Drug Courts, Not More Jail Time, Can Help Reduce Criminal Recidivism

Drug courts are a preferable alternative to our current system, which is expensive, faulty, and burdensome.

Politicians always have talking points when it comes to criminal justice reform, but few have actual policy solutions that will move the ball forward. This past Thursday, Senator Cory Booker introduced a criminal justice reform bill known as the Next Step Act. Its goal is to build off the momentum of the First Step Act, which was signed into law late last year. However, despite the success of the First Step Act, it is unlikely that future criminal justice reform will occur at the federal level. Reform is much more likely to occur at the state level. One policy solution state legislatures should consider is the adoption of drug courts, a reform that has been wildly successful in Florida.

Drug Courts Have Historical Precedence of Success

The goal of criminal justice reform is to effectively reduce criminal activity while protecting the rights of the individual.
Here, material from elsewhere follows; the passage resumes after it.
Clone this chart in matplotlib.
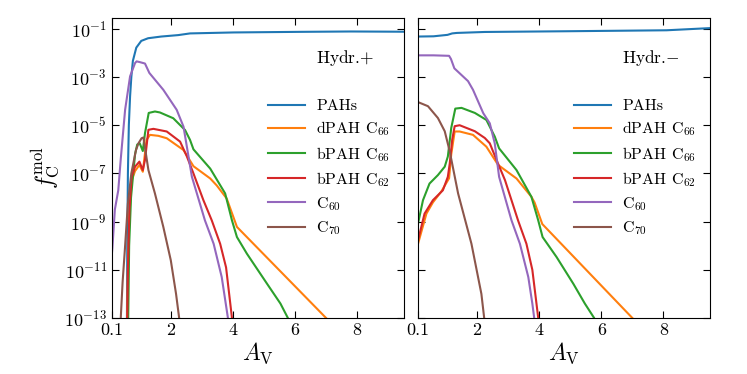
import numpy as np
import matplotlib
matplotlib.use("Agg")
import matplotlib.pyplot as plt

plt.rcParams['font.family'] = 'serif'
plt.rcParams['font.serif'] = ['cmr10']
plt.rcParams['mathtext.fontset'] = 'cm'
plt.rcParams['axes.formatter.use_mathtext'] = True

# ---------------- data (log10 of f_C^mol vs A_V) ----------------
labels = ['PAHs', r'dPAH C$_{66}$', r'bPAH C$_{66}$', r'bPAH C$_{62}$', r'C$_{60}$', r'C$_{70}$']
colors = ['#1f77b4', '#ff7f0e', '#2ca02c', '#d62728', '#9467bd', '#8c564b']

# Hydr.+ panel
p_pahs_x = [0.585, 0.60, 0.62, 0.65, 0.69, 0.73, 0.78, 0.89, 1.05, 1.27, 1.69, 2.24, 2.62, 4.02, 6.17, 7.8, 9.5]
p_pahs_y = [-14, -10, -7, -5, -3.8, -3.0, -2.33, -1.78, -1.5, -1.39, -1.32, -1.26, -1.19, -1.15, -1.125, -1.11, -1.12]
p_dpah_x = [0.59, 0.62, 0.67, 0.74, 0.85, 0.99, 1.1, 1.22, 1.33, 1.6, 1.87, 2.41, 2.73, 3.27, 3.48, 3.8, 4.13, 7.0, 7.76]
p_dpah_y = [-14, -11, -8.7, -7.3, -6.9, -6.65, -6.93, -5.61, -5.4, -5.44, -5.54, -6.03, -6.7, -7.21, -7.5, -8.04, -9.22, -13.0, -14]
p_b66_x = [0.62, 0.66, 0.72, 0.85, 0.92, 1.0, 1.1, 1.17, 1.29, 1.49, 1.65, 2.08, 2.46, 2.62, 2.73, 3.27, 3.75, 3.97, 4.13, 4.45, 5.1, 5.53, 5.77, 5.85]
p_b66_y = [-14, -10, -8, -6.2, -5.8, -5.75, -6.07, -5.33, -4.49, -4.43, -4.47, -4.71, -5.2, -5.61, -6.0, -6.8, -7.83, -8.95, -9.64, -10.33, -11.58, -12.4, -13, -14]
p_b62_x = [0.59, 0.62, 0.67, 0.74, 0.85, 0.99, 1.1, 1.17, 1.28, 1.44, 1.87, 2.3, 2.52, 2.73, 3.05, 3.32, 3.59, 3.78, 3.97, 4.0]
p_b62_y = [-14, -11, -8.5, -7.14, -6.72, -6.51, -6.86, -6.44, -5.19, -5.15, -5.26, -5.68, -6.3, -7.0, -8.11, -8.95, -9.92, -10.9, -13, -14]
p_c60_x = [0.1, 0.12, 0.2, 0.31, 0.39, 0.53, 0.69, 0.85, 0.9, 1.0, 1.17, 1.31, 1.76, 2.19, 2.41, 2.68, 3.1, 3.38, 3.64, 3.84, 3.87]
p_c60_y = [-10.4, -10.1, -8.5, -7.7, -6.4, -4.36, -2.97, -2.42, -2.35, -2.38, -2.44, -2.83, -3.53, -4.36, -5.06, -7.14, -8.95, -9.92, -11.3, -13, -14]
p_c70_x = [0.37, 0.39, 0.45, 0.52, 0.62, 0.73, 0.88, 0.96, 1.06, 1.12, 1.28, 1.49, 1.76, 2.0, 2.17, 2.27, 2.3]
p_c70_y = [-14, -13, -11.5, -10.2, -8.25, -7.0, -6.03, -5.75, -5.54, -5.51, -6.86, -7.83, -9.22, -10.6, -12, -13, -14]

# Hydr.- panel
m_pahs_x = [0.1, 0.6, 1.05, 1.2, 1.35, 2.25, 4.88, 8.1, 9.5]
m_pahs_y = [-1.32, -1.31, -1.25, -1.19, -1.17, -1.13, -1.1, -1.06, -0.97]
m_dpah_x = [0.1, 0.37, 0.58, 0.85, 1.1, 1.17, 1.28, 1.44, 1.87, 2.3, 2.68, 3.27, 3.75, 3.85, 4.1, 7.0, 7.74]
m_dpah_y = [-9.92, -8.67, -8.2, -7.75, -7.2, -6.2, -5.26, -5.26, -5.4, -5.89, -6.65, -7.21, -7.97, -8.2, -9.1, -13.0, -14]
m_b66_x = [0.1, 0.26, 0.47, 0.74, 0.96, 1.06, 1.17, 1.3, 1.5, 1.93, 2.3, 2.57, 2.71, 3.27, 3.75, 3.97, 4.11, 4.56, 5.1, 5.47, 5.77, 5.85]
m_b66_y = [-9.08, -8.11, -7.42, -7.07, -6.72, -6.3, -5.11, -4.31, -4.28, -4.49, -4.78, -5.47, -5.96, -6.86, -7.97, -8.95, -9.64, -10.47, -11.58, -12.4, -13, -14]
m_b62_x = [0.1, 0.31, 0.58, 0.9, 1.06, 1.12, 1.2, 1.28, 1.44, 1.93, 2.25, 2.41, 2.63, 2.9, 3.32, 3.59, 3.78, 3.97, 4.0]
m_b62_y = [-9.78, -8.67, -8.11, -7.7, -7.14, -6.6, -5.6, -5.04, -5.0, -5.25, -5.53, -5.75, -6.45, -7.28, -8.95, -9.92, -11.0, -13, -14]
m_c60_x = [0.1, 0.6, 1.1, 1.16, 1.27, 1.71, 1.87, 2.2, 2.41, 2.57, 2.71, 3.11, 3.38, 3.65, 3.78, 3.84, 3.87]
m_c60_y = [-2.1, -2.1, -2.12, -2.25, -2.64, -3.17, -3.53, -4.5, -4.92, -5.75, -7.14, -8.95, -9.92, -11.3, -12.4, -13, -14]
m_c70_x = [0.1, 0.42, 0.74, 0.96, 1.12, 1.2, 1.39, 1.82, 2.14, 2.23, 2.27]
m_c70_y = [-4.04, -4.21, -4.7, -5.25, -6.08, -6.6, -7.83, -9.92, -12.0, -13, -14]

panels = [
    ('Hydr.$+$', [(p_pahs_x, p_pahs_y), (p_dpah_x, p_dpah_y), (p_b66_x, p_b66_y),
                  (p_b62_x, p_b62_y), (p_c60_x, p_c60_y), (p_c70_x, p_c70_y)]),
    ('Hydr.$-$', [(m_pahs_x, m_pahs_y), (m_dpah_x, m_dpah_y), (m_b66_x, m_b66_y),
                  (m_b62_x, m_b62_y), (m_c60_x, m_c60_y), (m_c70_x, m_c70_y)]),
]

xticks = [0.1, 2, 4, 6, 8]
xticklabels = ['0.1', '2', '4', '6', '8']
yticks = [1e-13, 1e-11, 1e-9, 1e-7, 1e-5, 1e-3, 1e-1]

fig = plt.figure(figsize=(7.47, 3.74), dpi=100)
lefts = [0.1496, 0.5596]
for i, (title, series) in enumerate(panels):
    ax = fig.add_axes([lefts[i], 0.1497, 0.3909, 0.8022])
    for (xs, ys), lab, c in zip(series, labels, colors):
        ax.plot(xs, np.power(10.0, ys), color=c, lw=1.5, label=lab)
    ax.set_yscale('log')
    ax.set_xlim(0.1, 9.5)
    ax.set_ylim(1e-13, 10 ** -0.55)
    ax.set_xticks(xticks)
    ax.set_xticklabels(xticklabels)
    ax.set_yticks(yticks)
    ax.yaxis.set_minor_locator(matplotlib.ticker.NullLocator())
    ax.tick_params(direction='in', top=True, right=True, length=5, width=0.8, labelsize=13)
    if i == 1:
        ax.tick_params(labelleft=False)
    else:
        ax.set_ylabel(r'$f_{\rm C}^{\rm mol}$', fontsize=17, labelpad=2)
    ax.set_xlabel(r'$A_{\rm V}$', fontsize=17, labelpad=2)
    ax.text(0.70, 0.866, title, transform=ax.transAxes, fontsize=12.5, va='center', ha='left')
    ax.legend(loc='center left', bbox_to_anchor=(0.514, 0.50), frameon=False,
              fontsize=11.5, handlelength=2.3, handletextpad=0.7, borderaxespad=0,
              labelspacing=0.4)

fig.savefig('out.png', dpi=100)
While there is no “magic bullet” when it comes to criminal justice reform, the introduction of drug courts is one step in the right direction.
These pre-trial courts offer an alternative to the standard criminal justice system for non-violent, drug-related offenses. If the goal of criminal justice reform is to effectively reduce criminal activity while protecting the rights of the individual, drug courts are an efficient and cost-effective way of achieving that.

Whether you are concerned about the rights of the accused or simply want to reduce the cost of criminal activity on society, drug courts achieve their mission. The movement supporting this type of criminal justice reform began in Florida during the late 1980s and should be replicated across the country.

The recidivism rate among individuals who had completed a drug court sentence was half that of their criminal justice counterparts.

Florida Statute 397.334 allows for certain non-violent individuals to be voluntarily diverted from the criminal justice system into a pre-trial drug court. These courts are focused on rehabilitation rather than punishment and allow judges to prescribe supervised treatment rather than traditional criminal sanctions. An individual who voluntarily agrees to go before a drug court receives the possibility of reduced sentences.

However, these individuals also face the possibility of increased sentences should they violate a court order in a way that requires them to re-enter the criminal justice system. Drug courts assign probation or court-supervised parole, which is often accompanied by a reintegration program. Such programs are focused on helping individuals overcome addiction, build job skills, and reenter the community as a productive member of society.

Greater Access to Rehabilitation

Drug courts are a preferable alternative to our current system, which is expensive, faulty, and burdensome. In contrast to the status quo, drug courts allow for said offenders to get the treatment and help they need while still holding them accountable for their actions. In this way, drug courts provide a way to reintegrate these individuals into society without incentivizing more criminal activity. Since drug courts are completely voluntary, they foster a justice system that treats the accused like human beings and provides them with more choice over their lives.

Although critics of drug courts might allege that drug-related offenders are more likely to commit crimes if they receive lighter sentences, the facts show otherwise.

Introduces Stronger Incentives Which In Turn Reduces Recidivism

Individuals who voluntarily participate in these programs face larger sentences if they violate court orders and are forced to go back into the criminal justice system. Because of this, there is actually a strong incentive not to engage in more criminal activity. In fact, the Florida Legislature’s Office of Program Policy Analysis & Government Accountability (OPPAGA) analyzed felony conviction data through October 2013 and found that the recidivism rate among individuals who had completed a drug court sentence was half that of their criminal justice counterparts.

Fortunately, this is also a cost-effective way of combating drug abuse. The OPPAGA also found that the average cost per individual who completed a drug court sentence was $16,934. This is less than the average cost of 18 months in prison for a male ($22,548) and significantly less than the average costs of 18 months in prison for a female ($37,386). They found that it would have cost the state over $7.6 million dollars more if all of the individuals who had successfully completed a drug court sentence had gone to prison. This shows not only that drug courts are more effective at preventing criminal activity but also that they do so at less cost to the state.

In the wake of the First Step Act’s success, state legislatures across the country should look to Florida’s drug courts as a model for successful criminal justice reform.